We have obtained detections to date on baselines between Hawaii (SMA + JCMT), and the continental United States (LMT + SMT), with an angular resolution corresponding to 6 Schwarzschild radii for Sgr A*. ALMA will double this angular resolution. Future EHT observations may be able to obtain a resolution as fine as 1.5 Schwarzschild radii.

Baseline Resolution at 230 GHz Resolution at 345 GHz
LMT - SMT 140 μas/ 14 RSch 93 μas/ 9.3 RSch
Hawaii - SMT 58 μas/ 5.8 RSch 39 μas/ 3.9 RSch
Hawaii - ALMA 28 μas/ 2.8 RSch 19 μas/ 1.9 RSch
Plateau de Bure - South Pole 23 μas/ 2.3 RSch 15 μas/ 1.5 RSch

Table showing the resolution (both in Microarcseconds and Sgr A* Schwarzschild Radii) achievable on Sgr A* with current and future EHT baselines.

Animated GIF showing increased uv coverage when more array sites are added to the EHT.

The improving uv coverage as telescopes are added EHT array.

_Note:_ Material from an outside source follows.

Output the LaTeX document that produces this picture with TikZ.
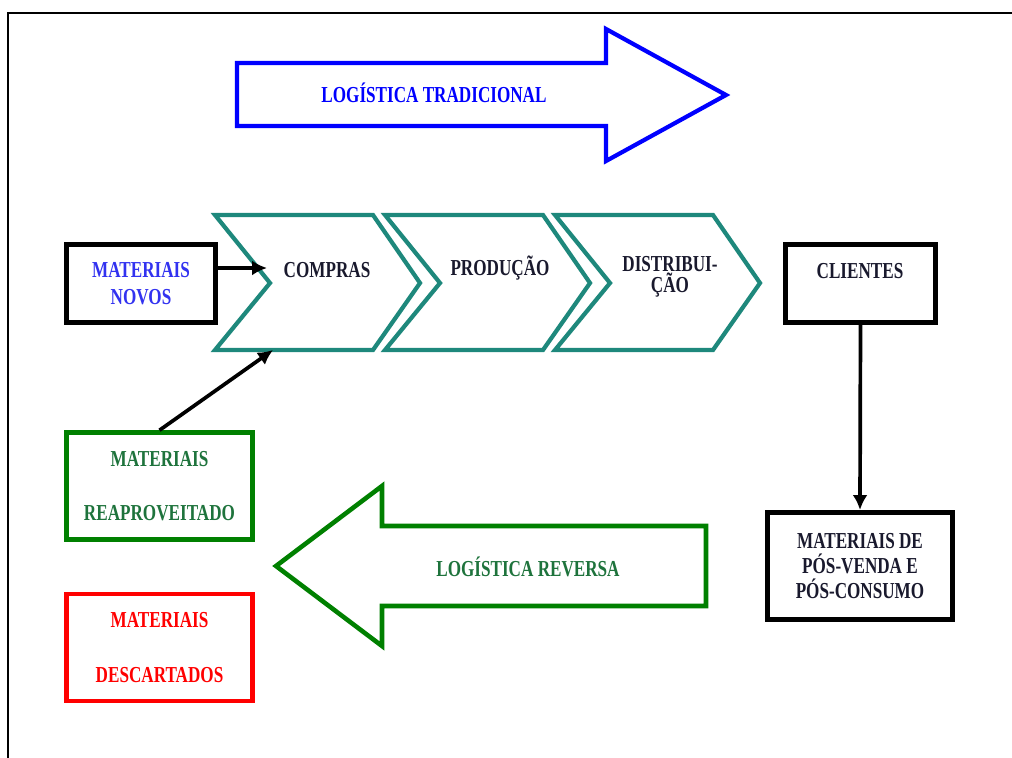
\documentclass[tikz,border=0pt]{standalone}
\usepackage{fontspec}
\newfontfamily\estreita[FakeStretch=0.75]{Liberation Serif}
\usetikzlibrary{positioning,arrows.meta}
\definecolor{verdeazul}{RGB}{30,136,124}
\definecolor{verdeseta}{RGB}{0,128,0}
\definecolor{verdetexto}{RGB}{30,115,60}
\definecolor{azultexto}{RGB}{50,50,240}
\definecolor{escuro}{RGB}{25,25,45}

\begin{document}
\begin{tikzpicture}[x=0.02cm,y=-0.02cm,
  texto/.style={font=\estreita\bfseries\fontsize{13}{15}\selectfont, align=center, inner sep=0pt, text=escuro},
  caixa/.style={draw, line width=2.9pt, inner sep=0pt, align=center, font=\estreita\bfseries\fontsize{13}{15}\selectfont},
  chevron/.style={draw=verdeazul, line width=2.4pt, line join=miter},
  setagrande/.style={line width=2.4pt, line join=miter},
  seta/.style={line width=2.1pt, -{Latex[length=8.5pt,width=8.5pt]}}]
  \useasboundingbox (0,0) rectangle (1012,758);

  % Moldura
  \draw[line width=1.2pt] (8,758) -- (8,13) -- (1012,13);

  % Logistica tradicional
  \draw[setagrande, draw=blue] (237,63) -- (606,63) -- (606,29) -- (726,95) -- (606,161) -- (606,126) -- (237,126) -- cycle;
  \node[texto, text=blue] (tradicional) at (434,93) {LOGÍSTICA TRADICIONAL};

  % Cadeia
  \foreach \dx in {0,170,340}
    \draw[chevron, shift={(\dx,0)}] (215,215) -- ++(158,0) -- ++(47,68) -- ++(-47,67) -- ++(-158,0) -- ++(55,-67) -- cycle;
  \node[texto] (compras) at (327,270) {COMPRAS};
  \node[texto] (producao) at (500,268) {PRODUÇÃO};
  \node[texto] (distribuicao) at (670,277) {DISTRIBUI-\\[-3pt]ÇÃO};

  % Caixas
  \node[caixa, text=azultexto, minimum width=2.98cm, minimum height=1.56cm] (novos) at (141,283.5) {MATERIAIS\\NOVOS};
  \node[caixa, minimum width=3.0cm, minimum height=1.56cm] (clientes) at (860.5,283.5) {};
  \node[texto] (clientestxt) at (860,271) {CLIENTES};
  \node[caixa, text=escuro, minimum width=3.7cm, minimum height=2.14cm] (posvenda) at (860,566) {MATERIAIS DE\\[-1pt]PÓS-VENDA E\\[-1pt]PÓS-CONSUMO};
  \node[caixa, draw=verdeseta, text=verdetexto, line width=2.6pt, minimum width=3.72cm, minimum height=2.14cm] (reaproveitado) at (159.5,486) {MATERIAIS\\[16pt]REAPROVEITADO};
  \node[caixa, draw=red, text=red, line width=2.6pt, minimum width=3.72cm, minimum height=2.14cm] (descartados) at (159.5,647.5) {MATERIAIS\\[16pt]DESCARTADOS};

  % Logistica reversa
  \draw[setagrande, draw=verdeseta, line width=2.6pt] (276,566) -- (382,486) -- (382,526) -- (706,526) -- (706,606) -- (382,606) -- (382,646) -- cycle;
  \node[texto, text=verdetexto] (reversa) at (528,567) {LOGÍSTICA REVERSA};

  % Setas
  \coordinate (entrada) at (267,268);
  \coordinate (retorno) at (273,350);
  \draw[seta] (novos.east |- entrada) -- (entrada);
  \draw[seta] (reaproveitado.north) -- (retorno);
  \draw[seta] (clientes.south) -- (posvenda.north);
\end{tikzpicture}
\end{document}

Image fidelity: As more telescopes are added to the EHT, we will be able to produce images of the emission around black holes. In general, the fidelity of images produced by an interferometric array increases as additional telescopes are added to the array.

Radio astronomers use the term "uv coverage" to refer to the projected baseline lengths and orientations for which data are obtained. The east and north projection of each baseline as measured in units of the observing wavelength are referred to as "u" and "v", respectively. As the Earth rotates, the projection of each baseline in the plane normal to the direction to the source changes such that each baseline sweeps out an arc in the uv plane. Each location in the uv plane corresponds to one Fourier component of the image on the sky. The ability to reconstruct the sky image improves with increasing uv coverage.

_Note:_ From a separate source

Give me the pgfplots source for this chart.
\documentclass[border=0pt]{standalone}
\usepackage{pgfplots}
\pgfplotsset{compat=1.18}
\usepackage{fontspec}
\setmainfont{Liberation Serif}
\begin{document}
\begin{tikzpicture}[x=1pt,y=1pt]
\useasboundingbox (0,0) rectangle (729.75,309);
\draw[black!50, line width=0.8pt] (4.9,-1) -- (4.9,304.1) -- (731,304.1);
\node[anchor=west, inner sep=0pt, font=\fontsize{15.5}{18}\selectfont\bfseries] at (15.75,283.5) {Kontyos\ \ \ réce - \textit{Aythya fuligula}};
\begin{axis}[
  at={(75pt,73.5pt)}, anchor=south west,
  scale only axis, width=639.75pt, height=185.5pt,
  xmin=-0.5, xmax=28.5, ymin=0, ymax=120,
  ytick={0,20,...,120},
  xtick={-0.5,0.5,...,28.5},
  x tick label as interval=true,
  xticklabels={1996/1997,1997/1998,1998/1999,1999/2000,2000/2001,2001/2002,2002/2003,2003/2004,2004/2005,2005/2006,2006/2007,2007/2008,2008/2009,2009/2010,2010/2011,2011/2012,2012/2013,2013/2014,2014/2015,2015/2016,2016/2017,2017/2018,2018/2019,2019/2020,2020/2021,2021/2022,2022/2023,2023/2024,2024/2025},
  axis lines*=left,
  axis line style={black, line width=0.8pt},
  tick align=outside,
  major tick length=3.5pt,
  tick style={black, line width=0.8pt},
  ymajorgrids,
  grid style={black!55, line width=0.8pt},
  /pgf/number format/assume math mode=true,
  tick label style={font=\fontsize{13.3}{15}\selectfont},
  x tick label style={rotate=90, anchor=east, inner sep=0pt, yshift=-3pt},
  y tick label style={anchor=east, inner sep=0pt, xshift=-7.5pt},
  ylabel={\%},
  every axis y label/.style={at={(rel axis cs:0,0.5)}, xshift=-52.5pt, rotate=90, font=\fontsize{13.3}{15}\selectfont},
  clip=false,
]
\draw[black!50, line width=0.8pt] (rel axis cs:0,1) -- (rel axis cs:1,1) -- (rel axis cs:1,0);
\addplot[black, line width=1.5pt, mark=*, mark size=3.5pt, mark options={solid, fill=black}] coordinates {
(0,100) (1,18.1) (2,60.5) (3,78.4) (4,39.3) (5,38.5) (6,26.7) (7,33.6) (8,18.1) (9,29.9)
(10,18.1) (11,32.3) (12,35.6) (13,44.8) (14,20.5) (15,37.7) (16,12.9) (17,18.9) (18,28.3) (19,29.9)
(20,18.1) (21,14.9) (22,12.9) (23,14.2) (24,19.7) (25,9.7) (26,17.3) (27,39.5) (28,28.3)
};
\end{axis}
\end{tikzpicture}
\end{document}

An additional consideration when scaling a project to include a wide array of telescopes is the weather and observation variability for each observatory. Having sites in deserts, tropics, mountains, and ice fields reinforces the need to account for climate differences, which we continue to monitor and analyze to find key times throughout the year for optimal visibility. Here, we take key measurements of atmospheric opacity and transmittance to find correlations among all our array sites, thus discerning the best observation periods when we can most effectively gather light with all our telescopes. Opacity and transmittance measure the ability of electromagnetic signals to pass through the atmosphere and arrive at our receivers while still encoding the desired information. At high atmospheric opacities, the molecules in the air diffract (change the direction of photon paths) the light so that the original signal decays. Therefore, we continue to monitor weather patterns to minimize the signal decay and observe the most complete wave.

As we build a larger array, more challenges and considerations arise, but with them greater opportunities to increase our baseline, and resolve the structure of black holes.